The problem seems to have been a long time coming. The Democratic Alliance spokesperson on trade and industry, Dean Macpherson, said presentations to Parliament in March indicated that the manufacturing competitiveness funds were in shortfall of R2.2-billion for the year.

He said the department had approached the treasury about additional funding, but was unsuccessful. Neither department would comment to the Mail & Guardian on what had transpired.

In its interim budget policy statement in October, however, the treasury said a review of business incentives would be conducted during 2016, with a focus on creating jobs and incentivising labour-intensive economic activities. The review’s outcomes will inform the allocation of resources for business incentives in 2018-2019 and beyond, the statement said.

Underlining the programme’s success, the trade and industry department said the funding had enabled enterprises to invest an expected R25-billion in key sectors such as agro-processing, and had benefited companies such as Adcock Ingram, Parmalat SA and Stellar Winery.

But Jerome Morkel, Tandym Print’s managing director, says he would have held off on commissioning R30-million worth of equipment and the hiring of 21 new staff had he known the programme would be suspended.

“It grates me. We are really just trying to do good,” he said. “We just want to grow businesses and compete on an equal footing. This is now stopping us from doing so.”

The incentive’s applications and claims process is outsourced to consultants. There is an administrative cost, whether the company insources or outsources the work. Some consultants offer to refund fees should an application be unsuccessful.

“Some consultants are in trouble now,” said Newman. One such consultant, who did not want to be named, told the Mail & Guardian he now owed his clients R75 000. “I don’t have it,” he said.

But, Newman says, according to industry estimates there is a large fall-off rate between what is applied for and what is ultimately paid out. From what was in the pipeline and what people have applied for, less than 20% has been paid by the department.
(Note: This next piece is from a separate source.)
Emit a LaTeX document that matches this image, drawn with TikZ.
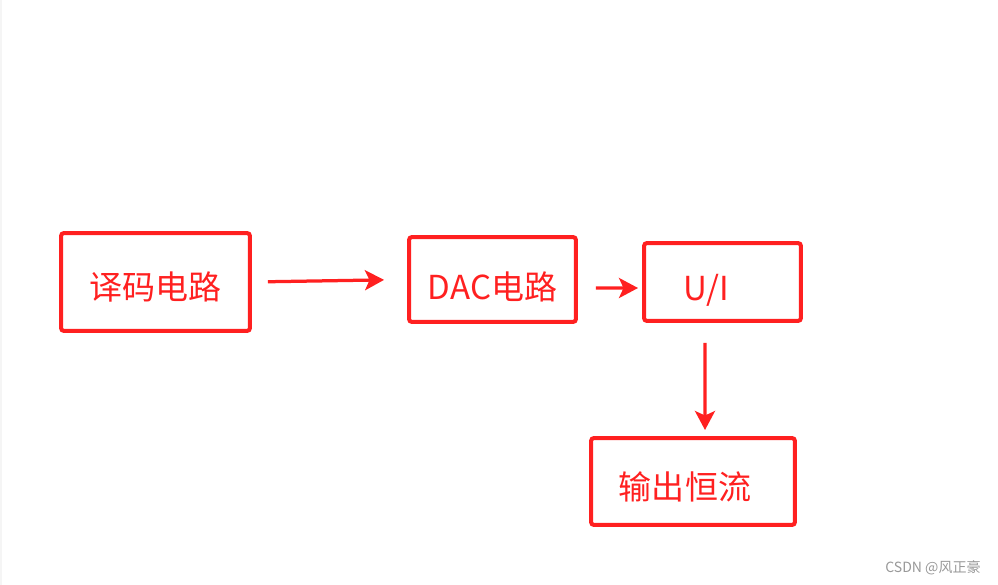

This is owed to factors such as delays between the application and the ultimate claim, and in the payment of claims.

An industry insider, who asked not to be named, said funding projections by applicants may not always be accurate; when grants are approved and administered, that cash may remain unused until the department claws it back. “I’d say only approximately R1-billion was paid out in 2015, while the contingent liability was R3.9-billion at theend of March 2015. This has subsequently increased to R5-billion after March 2015 to date.”

The resulting lack of capital expenditure and increased competitiveness will impact on projected growth targets and, in some cases, lead to job losses, said Rodseth.

“For applications in progress, companies may decide not to incur additional expenditure to enhance their competitiveness due to the uncertainty now around the application process,” she said. “Businesses planning to apply to the programme will no longer do so due to the temporary suspension, and are unlikely to make any strategic plans around the reinstatement, as this is pending the availability of funds.”

If the application process opens in April, Marion Smith, a foreign investor and owner of organic winemaker Elgin Ridge, doesn’t know whether she will reapply. “I have to give it some serious thought. There is a lot of work that goes into it. You have to hire an accountant and have business plans done. I’ve already incurred this cost. I will have to have some confidence in process.”

Elgin Ridge’s application was also at the adjudication stage and had a green energy component, which would allow the enterprise to operate off the national power grid. But its expansion plans are now on hold.

Smith said she found it “astonishing” that a programme can be stopped without notice or allowing some leeway for those already in the pipeline.